Exercise goal: Word for word, give the material below again, minus any images.

═══ Listed records

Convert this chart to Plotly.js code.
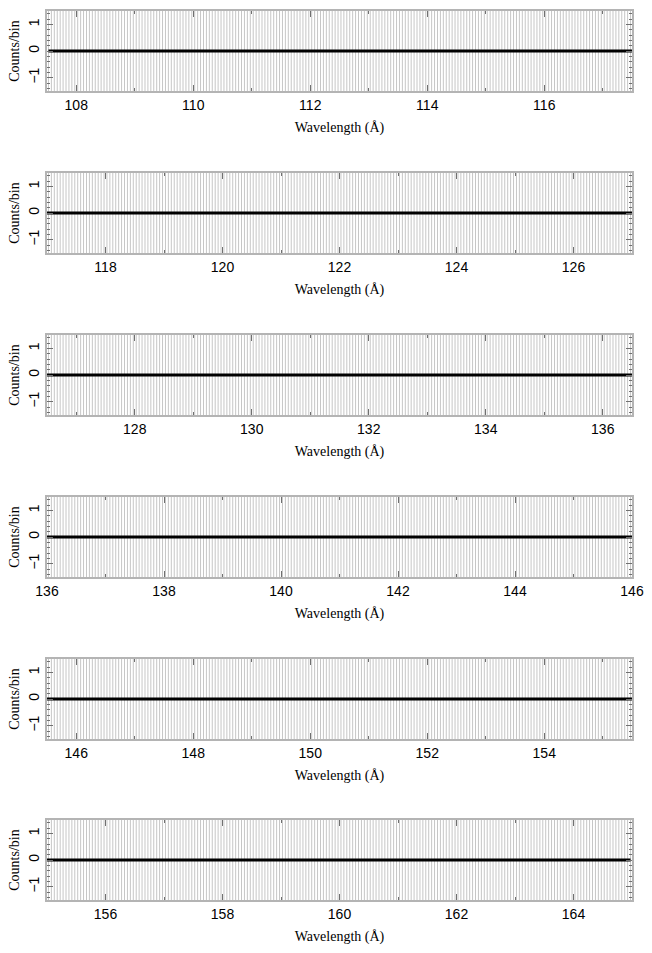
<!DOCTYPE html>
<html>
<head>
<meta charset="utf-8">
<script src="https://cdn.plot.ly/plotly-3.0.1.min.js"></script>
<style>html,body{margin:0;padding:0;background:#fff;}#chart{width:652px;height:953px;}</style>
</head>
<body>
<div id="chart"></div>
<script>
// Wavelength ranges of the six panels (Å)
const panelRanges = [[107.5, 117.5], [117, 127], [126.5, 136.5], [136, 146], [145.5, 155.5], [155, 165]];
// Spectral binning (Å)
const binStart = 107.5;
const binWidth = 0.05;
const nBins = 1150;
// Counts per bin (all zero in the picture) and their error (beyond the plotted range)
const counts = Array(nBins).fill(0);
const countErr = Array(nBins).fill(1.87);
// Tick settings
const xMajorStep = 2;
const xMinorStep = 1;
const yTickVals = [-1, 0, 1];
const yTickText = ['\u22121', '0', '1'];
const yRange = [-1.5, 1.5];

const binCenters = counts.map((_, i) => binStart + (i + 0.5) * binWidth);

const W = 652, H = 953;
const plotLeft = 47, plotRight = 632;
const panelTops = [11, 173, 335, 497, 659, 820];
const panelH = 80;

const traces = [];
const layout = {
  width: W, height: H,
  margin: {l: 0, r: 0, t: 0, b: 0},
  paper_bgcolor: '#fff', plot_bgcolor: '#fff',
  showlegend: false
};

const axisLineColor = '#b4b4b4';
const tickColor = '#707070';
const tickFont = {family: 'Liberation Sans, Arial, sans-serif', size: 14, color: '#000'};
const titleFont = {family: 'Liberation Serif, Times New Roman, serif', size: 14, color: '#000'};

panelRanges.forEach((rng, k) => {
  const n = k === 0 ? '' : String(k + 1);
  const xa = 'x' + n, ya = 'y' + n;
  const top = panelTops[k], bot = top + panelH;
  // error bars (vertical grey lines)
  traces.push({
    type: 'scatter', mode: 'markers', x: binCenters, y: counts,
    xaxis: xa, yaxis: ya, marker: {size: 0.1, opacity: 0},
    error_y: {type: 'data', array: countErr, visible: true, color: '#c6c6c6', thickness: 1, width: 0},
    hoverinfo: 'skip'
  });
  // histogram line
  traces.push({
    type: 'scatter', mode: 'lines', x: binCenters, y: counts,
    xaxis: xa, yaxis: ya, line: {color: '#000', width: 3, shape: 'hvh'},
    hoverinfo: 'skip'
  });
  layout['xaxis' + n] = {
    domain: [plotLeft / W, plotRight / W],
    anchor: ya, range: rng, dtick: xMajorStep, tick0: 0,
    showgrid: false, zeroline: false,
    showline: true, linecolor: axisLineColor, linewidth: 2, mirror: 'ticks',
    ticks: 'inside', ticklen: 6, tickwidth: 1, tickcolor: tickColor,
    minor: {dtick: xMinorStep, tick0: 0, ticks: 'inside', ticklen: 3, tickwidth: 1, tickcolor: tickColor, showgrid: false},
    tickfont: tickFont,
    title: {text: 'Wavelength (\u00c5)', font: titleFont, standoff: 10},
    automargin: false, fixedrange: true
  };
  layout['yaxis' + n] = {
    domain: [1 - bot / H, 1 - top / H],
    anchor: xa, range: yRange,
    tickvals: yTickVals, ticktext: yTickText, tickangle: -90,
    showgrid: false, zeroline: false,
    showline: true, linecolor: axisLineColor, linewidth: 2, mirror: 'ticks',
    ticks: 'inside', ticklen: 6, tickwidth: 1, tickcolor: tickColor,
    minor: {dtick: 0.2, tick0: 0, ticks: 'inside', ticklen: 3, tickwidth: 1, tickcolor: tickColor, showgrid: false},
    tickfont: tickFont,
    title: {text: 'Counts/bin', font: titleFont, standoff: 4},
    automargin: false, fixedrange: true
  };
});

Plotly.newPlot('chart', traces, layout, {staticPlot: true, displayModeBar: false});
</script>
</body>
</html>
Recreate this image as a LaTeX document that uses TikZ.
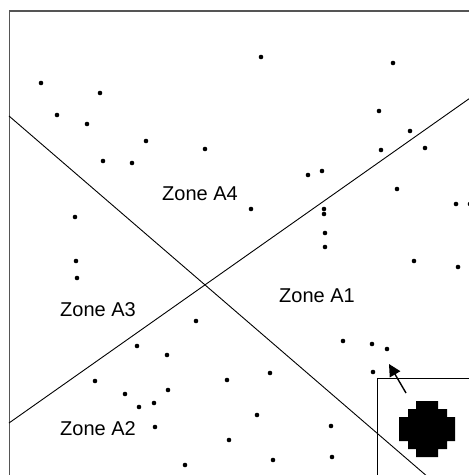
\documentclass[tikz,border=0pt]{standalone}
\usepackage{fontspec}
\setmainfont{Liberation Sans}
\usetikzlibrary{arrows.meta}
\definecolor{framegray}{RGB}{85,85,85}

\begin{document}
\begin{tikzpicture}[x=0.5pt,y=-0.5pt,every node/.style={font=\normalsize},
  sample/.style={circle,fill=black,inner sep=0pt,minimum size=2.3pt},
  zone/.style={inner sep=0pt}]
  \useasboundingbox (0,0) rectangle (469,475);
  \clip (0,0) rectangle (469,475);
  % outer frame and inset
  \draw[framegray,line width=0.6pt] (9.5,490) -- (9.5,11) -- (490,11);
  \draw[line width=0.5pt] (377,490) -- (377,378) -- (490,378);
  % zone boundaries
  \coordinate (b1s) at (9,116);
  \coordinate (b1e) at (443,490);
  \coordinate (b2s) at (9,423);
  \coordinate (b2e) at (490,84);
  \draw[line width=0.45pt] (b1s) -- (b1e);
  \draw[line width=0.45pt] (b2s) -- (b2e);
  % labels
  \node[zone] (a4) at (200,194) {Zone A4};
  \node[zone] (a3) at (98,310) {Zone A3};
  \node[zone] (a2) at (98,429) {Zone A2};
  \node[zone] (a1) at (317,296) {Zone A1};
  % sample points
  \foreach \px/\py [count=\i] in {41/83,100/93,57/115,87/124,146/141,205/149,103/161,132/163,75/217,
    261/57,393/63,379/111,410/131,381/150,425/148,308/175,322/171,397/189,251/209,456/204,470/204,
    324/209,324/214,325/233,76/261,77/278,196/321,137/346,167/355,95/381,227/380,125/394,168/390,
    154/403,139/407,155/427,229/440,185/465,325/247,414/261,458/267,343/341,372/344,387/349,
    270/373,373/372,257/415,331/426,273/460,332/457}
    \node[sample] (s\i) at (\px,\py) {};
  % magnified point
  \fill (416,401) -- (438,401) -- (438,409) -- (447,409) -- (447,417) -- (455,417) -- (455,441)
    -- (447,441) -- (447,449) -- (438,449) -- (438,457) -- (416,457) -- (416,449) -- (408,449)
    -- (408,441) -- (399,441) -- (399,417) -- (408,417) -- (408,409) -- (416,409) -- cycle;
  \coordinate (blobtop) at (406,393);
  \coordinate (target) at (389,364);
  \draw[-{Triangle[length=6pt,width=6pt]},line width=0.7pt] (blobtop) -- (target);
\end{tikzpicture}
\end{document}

══════

Answer to the task:
Convert this chart to Plotly.js code.
<!DOCTYPE html>
<html>
<head>
<meta charset="utf-8">
<script src="https://cdn.plot.ly/plotly-3.0.1.min.js"></script>
<style>html,body{margin:0;padding:0;background:#fff;}#chart{width:652px;height:953px;}</style>
</head>
<body>
<div id="chart"></div>
<script>
// Wavelength ranges of the six panels (Å)
const panelRanges = [[107.5, 117.5], [117, 127], [126.5, 136.5], [136, 146], [145.5, 155.5], [155, 165]];
// Spectral binning (Å)
const binStart = 107.5;
const binWidth = 0.05;
const nBins = 1150;
// Counts per bin (all zero in the picture) and their error (beyond the plotted range)
const counts = Array(nBins).fill(0);
const countErr = Array(nBins).fill(1.87);
// Tick settings
const xMajorStep = 2;
const xMinorStep = 1;
const yTickVals = [-1, 0, 1];
const yTickText = ['\u22121', '0', '1'];
const yRange = [-1.5, 1.5];

const binCenters = counts.map((_, i) => binStart + (i + 0.5) * binWidth);

const W = 652, H = 953;
const plotLeft = 47, plotRight = 632;
const panelTops = [11, 173, 335, 497, 659, 820];
const panelH = 80;

const traces = [];
const layout = {
  width: W, height: H,
  margin: {l: 0, r: 0, t: 0, b: 0},
  paper_bgcolor: '#fff', plot_bgcolor: '#fff',
  showlegend: false
};

const axisLineColor = '#b4b4b4';
const tickColor = '#707070';
const tickFont = {family: 'Liberation Sans, Arial, sans-serif', size: 14, color: '#000'};
const titleFont = {family: 'Liberation Serif, Times New Roman, serif', size: 14, color: '#000'};

panelRanges.forEach((rng, k) => {
  const n = k === 0 ? '' : String(k + 1);
  const xa = 'x' + n, ya = 'y' + n;
  const top = panelTops[k], bot = top + panelH;
  // error bars (vertical grey lines)
  traces.push({
    type: 'scatter', mode: 'markers', x: binCenters, y: counts,
    xaxis: xa, yaxis: ya, marker: {size: 0.1, opacity: 0},
    error_y: {type: 'data', array: countErr, visible: true, color: '#c6c6c6', thickness: 1, width: 0},
    hoverinfo: 'skip'
  });
  // histogram line
  traces.push({
    type: 'scatter', mode: 'lines', x: binCenters, y: counts,
    xaxis: xa, yaxis: ya, line: {color: '#000', width: 3, shape: 'hvh'},
    hoverinfo: 'skip'
  });
  layout['xaxis' + n] = {
    domain: [plotLeft / W, plotRight / W],
    anchor: ya, range: rng, dtick: xMajorStep, tick0: 0,
    showgrid: false, zeroline: false,
    showline: true, linecolor: axisLineColor, linewidth: 2, mirror: 'ticks',
    ticks: 'inside', ticklen: 6, tickwidth: 1, tickcolor: tickColor,
    minor: {dtick: xMinorStep, tick0: 0, ticks: 'inside', ticklen: 3, tickwidth: 1, tickcolor: tickColor, showgrid: false},
    tickfont: tickFont,
    title: {text: 'Wavelength (\u00c5)', font: titleFont, standoff: 10},
    automargin: false, fixedrange: true
  };
  layout['yaxis' + n] = {
    domain: [1 - bot / H, 1 - top / H],
    anchor: xa, range: yRange,
    tickvals: yTickVals, ticktext: yTickText, tickangle: -90,
    showgrid: false, zeroline: false,
    showline: true, linecolor: axisLineColor, linewidth: 2, mirror: 'ticks',
    ticks: 'inside', ticklen: 6, tickwidth: 1, tickcolor: tickColor,
    minor: {dtick: 0.2, tick0: 0, ticks: 'inside', ticklen: 3, tickwidth: 1, tickcolor: tickColor, showgrid: false},
    tickfont: tickFont,
    title: {text: 'Counts/bin', font: titleFont, standoff: 4},
    automargin: false, fixedrange: true
  };
});

Plotly.newPlot('chart', traces, layout, {staticPlot: true, displayModeBar: false});
</script>
</body>
</html>
Recreate this image as a LaTeX document that uses TikZ.
\documentclass[tikz,border=0pt]{standalone}
\usepackage{fontspec}
\setmainfont{Liberation Sans}
\usetikzlibrary{arrows.meta}
\definecolor{framegray}{RGB}{85,85,85}

\begin{document}
\begin{tikzpicture}[x=0.5pt,y=-0.5pt,every node/.style={font=\normalsize},
  sample/.style={circle,fill=black,inner sep=0pt,minimum size=2.3pt},
  zone/.style={inner sep=0pt}]
  \useasboundingbox (0,0) rectangle (469,475);
  \clip (0,0) rectangle (469,475);
  % outer frame and inset
  \draw[framegray,line width=0.6pt] (9.5,490) -- (9.5,11) -- (490,11);
  \draw[line width=0.5pt] (377,490) -- (377,378) -- (490,378);
  % zone boundaries
  \coordinate (b1s) at (9,116);
  \coordinate (b1e) at (443,490);
  \coordinate (b2s) at (9,423);
  \coordinate (b2e) at (490,84);
  \draw[line width=0.45pt] (b1s) -- (b1e);
  \draw[line width=0.45pt] (b2s) -- (b2e);
  % labels
  \node[zone] (a4) at (200,194) {Zone A4};
  \node[zone] (a3) at (98,310) {Zone A3};
  \node[zone] (a2) at (98,429) {Zone A2};
  \node[zone] (a1) at (317,296) {Zone A1};
  % sample points
  \foreach \px/\py [count=\i] in {41/83,100/93,57/115,87/124,146/141,205/149,103/161,132/163,75/217,
    261/57,393/63,379/111,410/131,381/150,425/148,308/175,322/171,397/189,251/209,456/204,470/204,
    324/209,324/214,325/233,76/261,77/278,196/321,137/346,167/355,95/381,227/380,125/394,168/390,
    154/403,139/407,155/427,229/440,185/465,325/247,414/261,458/267,343/341,372/344,387/349,
    270/373,373/372,257/415,331/426,273/460,332/457}
    \node[sample] (s\i) at (\px,\py) {};
  % magnified point
  \fill (416,401) -- (438,401) -- (438,409) -- (447,409) -- (447,417) -- (455,417) -- (455,441)
    -- (447,441) -- (447,449) -- (438,449) -- (438,457) -- (416,457) -- (416,449) -- (408,449)
    -- (408,441) -- (399,441) -- (399,417) -- (408,417) -- (408,409) -- (416,409) -- cycle;
  \coordinate (blobtop) at (406,393);
  \coordinate (target) at (389,364);
  \draw[-{Triangle[length=6pt,width=6pt]},line width=0.7pt] (blobtop) -- (target);
\end{tikzpicture}
\end{document}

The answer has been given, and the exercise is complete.